The Kings Arms is a linchpin of Oxford life. Situated at a junction in the heart of the city, it has spacious, airy front rooms, and at the rear three or four small rooms, all thick with honey-colored wood and irregular in shape. It was founded in the early 17th century when adjacent Wadham College was being built (the landlord presumably hoping for trade with the masons). It used to be host to bare-knuckle and cudgel fights, almost to the death, in its courtyard.

The Bear, tucked down Blue Boar Lane at the back of Christ Church, has only two tiny wood rooms, which date from 1242. They are covered, wall and ceiling, with picture frames containing short pieces of ties.

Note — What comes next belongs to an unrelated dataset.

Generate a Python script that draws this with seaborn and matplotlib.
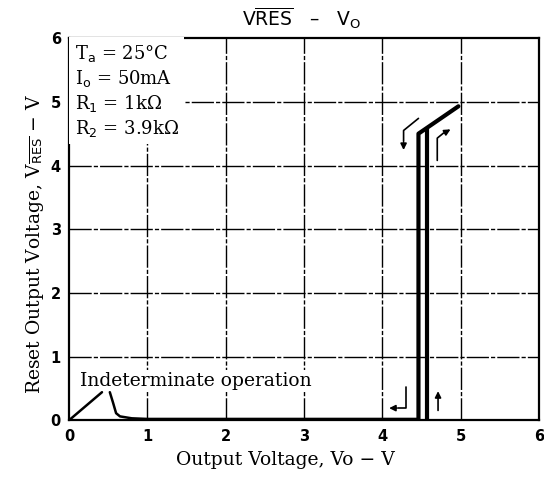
import matplotlib
matplotlib.use("Agg")
import matplotlib.pyplot as plt
import seaborn as sns

sns.set_style("white")
plt.rcParams['font.family'] = ['DejaVu Sans']
plt.rcParams['mathtext.fontset'] = 'dejavusans'
plt.rcParams['text.color'] = 'black'
plt.rcParams['axes.labelcolor'] = 'black'
plt.rcParams['xtick.color'] = 'black'
plt.rcParams['ytick.color'] = 'black'

# data
rise_x = [0.0, 0.42]
rise_y = [0.0, 0.44]
fall_x = [0.52, 0.56, 0.60, 0.65, 0.8, 1.0, 4.46]
fall_y = [0.44, 0.28, 0.11, 0.06, 0.03, 0.02, 0.02]
down_x = [4.46, 4.46, 4.97]
down_y = [0.02, 4.50, 4.93]
up_x = [4.57, 4.57]
up_y = [0.0, 4.58]
xticks = [0, 1, 2, 3, 4, 5, 6]
yticks = [0, 1, 2, 3, 4, 5, 6]

fig = plt.figure(figsize=(5.44, 4.83), dpi=100)
ax = fig.add_axes([0.127, 0.130, 0.864, 0.791])

gkw = dict(color='black', lw=1.0, ls=(0, (16, 1.5, 3, 1.5)), zorder=1)
for v in xticks[1:-1]:
    ax.axvline(v, **gkw)
for v in yticks[1:-1]:
    ax.axhline(v, **gkw)

lkw = dict(color='black', sort=False, estimator=None, legend=False, ax=ax)
sns.lineplot(x=rise_x, y=rise_y, lw=1.8, **lkw)
sns.lineplot(x=fall_x, y=fall_y, lw=1.8, **lkw)
sns.lineplot(x=down_x, y=down_y, lw=3.0, **lkw)
sns.lineplot(x=up_x, y=up_y, lw=3.0, **lkw)

# hysteresis arrows
akw = dict(arrowstyle='-|>', color='black', lw=1.2, mutation_scale=9)
ax.plot([4.46, 4.27, 4.27], [4.74, 4.55, 4.38], color='black', lw=1.2, zorder=4)
ax.annotate('', xy=(4.27, 4.2), xytext=(4.27, 4.4), arrowprops=akw)
ax.plot([4.70, 4.70, 4.78], [4.08, 4.43, 4.51], color='black', lw=1.2, zorder=4)
ax.annotate('', xy=(4.90, 4.59), xytext=(4.76, 4.49), arrowprops=akw)
ax.plot([4.30, 4.30, 4.2], [0.52, 0.19, 0.19], color='black', lw=1.2, zorder=4)
ax.annotate('', xy=(4.05, 0.19), xytext=(4.22, 0.19), arrowprops=akw)
ax.annotate('', xy=(4.71, 0.50), xytext=(4.71, 0.11), arrowprops=akw)

# conditions text
ax.text(0.07, 5.93,
        "T$_\\mathrm{a}$ = 25°C\nI$_\\mathrm{o}$ = 50mA\nR$_\\mathrm{1}$ = 1kΩ\nR$_\\mathrm{2}$ = 3.9kΩ",
        family='DejaVu Serif', fontsize=13, va='top', ha='left', linespacing=1.25,
        bbox=dict(facecolor='white', edgecolor='none', pad=4), zorder=5)
ax.text(0.14, 0.48, "Indeterminate operation", family='DejaVu Serif', fontsize=13.5,
        va='bottom', ha='left', bbox=dict(facecolor='white', edgecolor='none', pad=1), zorder=5)

ax.set_xlim(0, 6)
ax.set_ylim(0, 6)
ax.set_xticks(xticks)
ax.set_yticks(yticks)
ax.set_xticklabels([str(t) for t in xticks], fontweight='bold', fontsize=10.5)
ax.set_yticklabels([str(t) for t in yticks], fontweight='bold', fontsize=10.5)
ax.tick_params(length=0, pad=6)
for s in ax.spines.values():
    s.set_color('black')
    s.set_linewidth(1.6)

ax.set_xlabel("Output Voltage, Vo − V", family='DejaVu Serif', fontsize=13.5)
ax.set_ylabel(r"Reset Output Voltage, V$_{\overline{\mathrm{RES}}}$ − V", family='DejaVu Serif',
              fontsize=13.5)
ax.xaxis.set_label_coords(0.46, -0.08)
ax.yaxis.set_label_coords(-0.05, 0.46)
fig.text(0.555, 0.962, r"V$\overline{\mathrm{RES}}$   –   V$_\mathrm{O}$", ha='center', va='center',
         fontsize=13.5)

fig.savefig("out.png", dpi=100)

Ties of clubs, regiments, schools — the Royal Gloucester Hussars, the Imperial Yeomanry, the Punjab Frontier Force, Lloyd’s of London Croquet Club — telling of an older, more powerful, more sedate England. Croquet, beer, cricket, empire and P G. Wodehouse: a snip off your tie, and you’ll get a free pint.

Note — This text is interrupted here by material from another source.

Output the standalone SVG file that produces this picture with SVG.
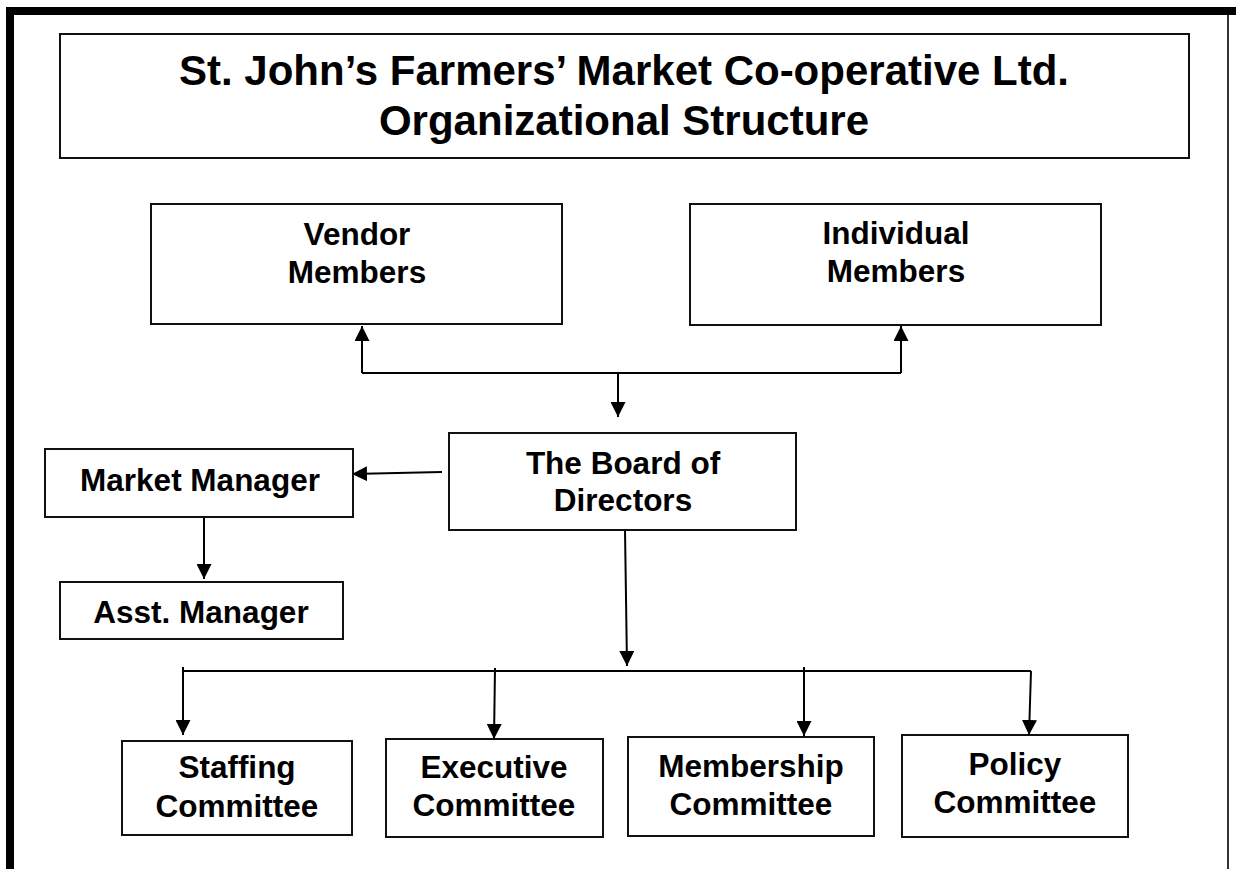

The small Eagle and Child on the broad boulevard of St. Giles’ was for decades distinguished mostly by the coziness of its nooks, and by the fact that — like its counterpart across the road, the Lamb & Flag, where Graham Greene liked to drink — it has long been owned by St. John’s, a college of spectacular wealth. But in the last few years, since the “Lord of the Rings” movies, it has become a celebrity among pubs. It was here that the Inklings (Tolkien, C. S. Lewis and others) would meet of a Tuesday to drink, talk and smoke.

Wikipedia article "Inklings".



On a summer evening, when green-filtered light from the trees floods in through the front windows and the sheen on its paneling is restful on the eye, it’s both dark as a hovel, yet struck through with daylight. But alas, the nooks were clearly made for smoking, and feel denuded now that a smoking ban began last summer. These oak rooms without smoke? Any writer of the 19th or 20th century — Tolkien, Lewis or whoever — without pipe, cigar or cigarette? Unthinkable. Unwritable.

There’s no mistaking the age of the Turf Tavern. Its string of low-beamed, stone-walled rooms could be straight out of Chaucer. But what really makes it is its three gardens. In one, beside the cottages of Bath Close, you could be in a Cotswold village, with flower boxes and black beams. The other side, you’re deep in the shade of the ancient city wall, erected against the Vikings. You can hardly tell if it’s 2008 or 1408. You hear no cars or TVs, only the babble of voices softened by ale and nighttime. How many centuries have people hungry for learning, for the book, sat here under the walls swigging jars of ale? On a summer night, with the sky stretched over the stones of Oxford, history becomes a living stream of Ruddles and Theakstons, Hook Norton and Feathers.

Here, allegedly, Bill Clinton didn’t inhale. Here, too, Bob Hawke most affirmatively did swallow a yard of ale (two and a half pints) in 11 seconds, securing a place in the Guinness World Records, as well as (later) the Australian premiership.

One could crawl on and on. There’s Old Bookbinders down in the canalside neighborhood of Jericho, a stone’s throw from Castle Mill boatyard (threatened with imminent development), which inspired Philip Pullman to create the Gyptians boat people in “The Golden Compass.” At Bookbinders, the ales are kept in barrels behind the bar, and you can reach into a tub for free handfuls of ground nuts. There’s the Gardeners of Plantation Road, with its armchairs and two wood rooms, and the best vegetarian food in town. Not to mention the Trout on the river, the Grapes in the center, the White Horse, and the little Half Moon by Magdalen Bridge. Oxford: what a surfeit of good will in its honey-gold stone and nut-brown glasses.